> Goal of the exercise:
Write the data out again exactly, dropping any images it holds.

> Dataset excerpt:
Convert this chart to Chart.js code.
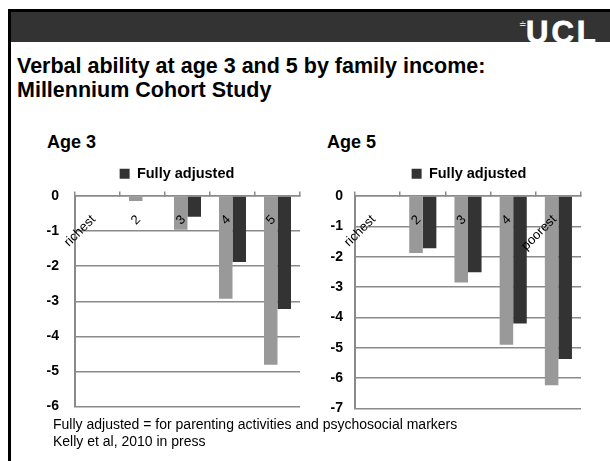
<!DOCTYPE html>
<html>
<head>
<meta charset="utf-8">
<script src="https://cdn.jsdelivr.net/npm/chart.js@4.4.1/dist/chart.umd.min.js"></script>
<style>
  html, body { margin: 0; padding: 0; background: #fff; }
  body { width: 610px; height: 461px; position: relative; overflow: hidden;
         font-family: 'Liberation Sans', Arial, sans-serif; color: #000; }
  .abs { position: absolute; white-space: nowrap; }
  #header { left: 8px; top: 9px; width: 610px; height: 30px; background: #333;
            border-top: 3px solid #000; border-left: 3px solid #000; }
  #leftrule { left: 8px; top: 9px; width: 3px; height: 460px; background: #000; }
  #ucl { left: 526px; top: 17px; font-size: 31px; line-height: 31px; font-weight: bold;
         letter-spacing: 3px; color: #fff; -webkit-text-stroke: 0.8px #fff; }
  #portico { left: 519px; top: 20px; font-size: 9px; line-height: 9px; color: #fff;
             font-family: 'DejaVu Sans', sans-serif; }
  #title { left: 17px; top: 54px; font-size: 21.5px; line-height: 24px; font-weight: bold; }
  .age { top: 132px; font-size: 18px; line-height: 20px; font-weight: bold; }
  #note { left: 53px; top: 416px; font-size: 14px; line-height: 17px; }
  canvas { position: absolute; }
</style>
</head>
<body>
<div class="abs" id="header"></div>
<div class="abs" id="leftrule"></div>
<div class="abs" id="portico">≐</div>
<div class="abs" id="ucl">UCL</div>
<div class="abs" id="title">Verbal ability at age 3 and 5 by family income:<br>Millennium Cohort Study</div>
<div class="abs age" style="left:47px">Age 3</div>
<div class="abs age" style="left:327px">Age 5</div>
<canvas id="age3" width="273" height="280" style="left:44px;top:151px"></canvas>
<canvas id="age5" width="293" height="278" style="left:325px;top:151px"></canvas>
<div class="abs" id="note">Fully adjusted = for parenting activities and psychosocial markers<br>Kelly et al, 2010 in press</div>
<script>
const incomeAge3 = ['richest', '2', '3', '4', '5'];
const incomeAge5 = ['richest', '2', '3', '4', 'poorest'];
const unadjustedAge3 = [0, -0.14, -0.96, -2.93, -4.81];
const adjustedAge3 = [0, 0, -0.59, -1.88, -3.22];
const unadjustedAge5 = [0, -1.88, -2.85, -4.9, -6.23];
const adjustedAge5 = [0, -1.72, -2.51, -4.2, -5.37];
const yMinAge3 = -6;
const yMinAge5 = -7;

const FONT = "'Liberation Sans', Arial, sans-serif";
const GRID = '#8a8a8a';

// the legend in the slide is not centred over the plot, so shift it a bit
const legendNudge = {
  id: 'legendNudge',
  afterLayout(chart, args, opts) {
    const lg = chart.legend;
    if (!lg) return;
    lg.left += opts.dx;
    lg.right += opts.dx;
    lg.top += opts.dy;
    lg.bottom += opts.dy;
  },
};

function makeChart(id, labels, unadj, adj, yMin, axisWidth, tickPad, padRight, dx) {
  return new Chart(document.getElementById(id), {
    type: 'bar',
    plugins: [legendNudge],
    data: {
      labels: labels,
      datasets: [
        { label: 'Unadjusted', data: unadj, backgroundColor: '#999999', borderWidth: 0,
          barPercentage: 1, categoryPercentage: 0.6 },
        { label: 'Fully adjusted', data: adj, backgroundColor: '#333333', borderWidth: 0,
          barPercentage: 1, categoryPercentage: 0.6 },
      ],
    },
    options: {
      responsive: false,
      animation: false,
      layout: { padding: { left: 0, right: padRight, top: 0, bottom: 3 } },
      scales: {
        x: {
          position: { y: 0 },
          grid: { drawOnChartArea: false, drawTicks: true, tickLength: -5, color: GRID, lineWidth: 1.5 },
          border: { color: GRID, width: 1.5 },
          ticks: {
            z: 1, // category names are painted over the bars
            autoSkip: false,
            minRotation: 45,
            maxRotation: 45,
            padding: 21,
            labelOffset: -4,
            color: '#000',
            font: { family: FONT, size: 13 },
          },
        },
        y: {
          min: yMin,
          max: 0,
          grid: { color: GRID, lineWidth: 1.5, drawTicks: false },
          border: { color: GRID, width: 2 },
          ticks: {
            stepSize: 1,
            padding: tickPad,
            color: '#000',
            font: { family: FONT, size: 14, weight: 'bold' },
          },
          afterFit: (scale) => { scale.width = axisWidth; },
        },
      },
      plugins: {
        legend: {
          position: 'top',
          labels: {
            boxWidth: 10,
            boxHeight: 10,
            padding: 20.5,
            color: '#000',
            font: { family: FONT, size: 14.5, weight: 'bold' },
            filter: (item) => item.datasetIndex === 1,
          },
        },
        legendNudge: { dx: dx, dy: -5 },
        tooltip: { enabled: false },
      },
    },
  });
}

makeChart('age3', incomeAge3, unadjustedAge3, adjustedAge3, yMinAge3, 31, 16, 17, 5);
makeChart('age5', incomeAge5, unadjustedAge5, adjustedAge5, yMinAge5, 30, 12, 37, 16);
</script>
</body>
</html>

> Task result:
Convert this chart to Chart.js code.
<!DOCTYPE html>
<html>
<head>
<meta charset="utf-8">
<script src="https://cdn.jsdelivr.net/npm/chart.js@4.4.1/dist/chart.umd.min.js"></script>
<style>
  html, body { margin: 0; padding: 0; background: #fff; }
  body { width: 610px; height: 461px; position: relative; overflow: hidden;
         font-family: 'Liberation Sans', Arial, sans-serif; color: #000; }
  .abs { position: absolute; white-space: nowrap; }
  #header { left: 8px; top: 9px; width: 610px; height: 30px; background: #333;
            border-top: 3px solid #000; border-left: 3px solid #000; }
  #leftrule { left: 8px; top: 9px; width: 3px; height: 460px; background: #000; }
  #ucl { left: 526px; top: 17px; font-size: 31px; line-height: 31px; font-weight: bold;
         letter-spacing: 3px; color: #fff; -webkit-text-stroke: 0.8px #fff; }
  #portico { left: 519px; top: 20px; font-size: 9px; line-height: 9px; color: #fff;
             font-family: 'DejaVu Sans', sans-serif; }
  #title { left: 17px; top: 54px; font-size: 21.5px; line-height: 24px; font-weight: bold; }
  .age { top: 132px; font-size: 18px; line-height: 20px; font-weight: bold; }
  #note { left: 53px; top: 416px; font-size: 14px; line-height: 17px; }
  canvas { position: absolute; }
</style>
</head>
<body>
<div class="abs" id="header"></div>
<div class="abs" id="leftrule"></div>
<div class="abs" id="portico">≐</div>
<div class="abs" id="ucl">UCL</div>
<div class="abs" id="title">Verbal ability at age 3 and 5 by family income:<br>Millennium Cohort Study</div>
<div class="abs age" style="left:47px">Age 3</div>
<div class="abs age" style="left:327px">Age 5</div>
<canvas id="age3" width="273" height="280" style="left:44px;top:151px"></canvas>
<canvas id="age5" width="293" height="278" style="left:325px;top:151px"></canvas>
<div class="abs" id="note">Fully adjusted = for parenting activities and psychosocial markers<br>Kelly et al, 2010 in press</div>
<script>
const incomeAge3 = ['richest', '2', '3', '4', '5'];
const incomeAge5 = ['richest', '2', '3', '4', 'poorest'];
const unadjustedAge3 = [0, -0.14, -0.96, -2.93, -4.81];
const adjustedAge3 = [0, 0, -0.59, -1.88, -3.22];
const unadjustedAge5 = [0, -1.88, -2.85, -4.9, -6.23];
const adjustedAge5 = [0, -1.72, -2.51, -4.2, -5.37];
const yMinAge3 = -6;
const yMinAge5 = -7;

const FONT = "'Liberation Sans', Arial, sans-serif";
const GRID = '#8a8a8a';

// the legend in the slide is not centred over the plot, so shift it a bit
const legendNudge = {
  id: 'legendNudge',
  afterLayout(chart, args, opts) {
    const lg = chart.legend;
    if (!lg) return;
    lg.left += opts.dx;
    lg.right += opts.dx;
    lg.top += opts.dy;
    lg.bottom += opts.dy;
  },
};

function makeChart(id, labels, unadj, adj, yMin, axisWidth, tickPad, padRight, dx) {
  return new Chart(document.getElementById(id), {
    type: 'bar',
    plugins: [legendNudge],
    data: {
      labels: labels,
      datasets: [
        { label: 'Unadjusted', data: unadj, backgroundColor: '#999999', borderWidth: 0,
          barPercentage: 1, categoryPercentage: 0.6 },
        { label: 'Fully adjusted', data: adj, backgroundColor: '#333333', borderWidth: 0,
          barPercentage: 1, categoryPercentage: 0.6 },
      ],
    },
    options: {
      responsive: false,
      animation: false,
      layout: { padding: { left: 0, right: padRight, top: 0, bottom: 3 } },
      scales: {
        x: {
          position: { y: 0 },
          grid: { drawOnChartArea: false, drawTicks: true, tickLength: -5, color: GRID, lineWidth: 1.5 },
          border: { color: GRID, width: 1.5 },
          ticks: {
            z: 1, // category names are painted over the bars
            autoSkip: false,
            minRotation: 45,
            maxRotation: 45,
            padding: 21,
            labelOffset: -4,
            color: '#000',
            font: { family: FONT, size: 13 },
          },
        },
        y: {
          min: yMin,
          max: 0,
          grid: { color: GRID, lineWidth: 1.5, drawTicks: false },
          border: { color: GRID, width: 2 },
          ticks: {
            stepSize: 1,
            padding: tickPad,
            color: '#000',
            font: { family: FONT, size: 14, weight: 'bold' },
          },
          afterFit: (scale) => { scale.width = axisWidth; },
        },
      },
      plugins: {
        legend: {
          position: 'top',
          labels: {
            boxWidth: 10,
            boxHeight: 10,
            padding: 20.5,
            color: '#000',
            font: { family: FONT, size: 14.5, weight: 'bold' },
            filter: (item) => item.datasetIndex === 1,
          },
        },
        legendNudge: { dx: dx, dy: -5 },
        tooltip: { enabled: false },
      },
    },
  });
}

makeChart('age3', incomeAge3, unadjustedAge3, adjustedAge3, yMinAge3, 31, 16, 17, 5);
makeChart('age5', incomeAge5, unadjustedAge5, adjustedAge5, yMinAge5, 30, 12, 37, 16);
</script>
</body>
</html>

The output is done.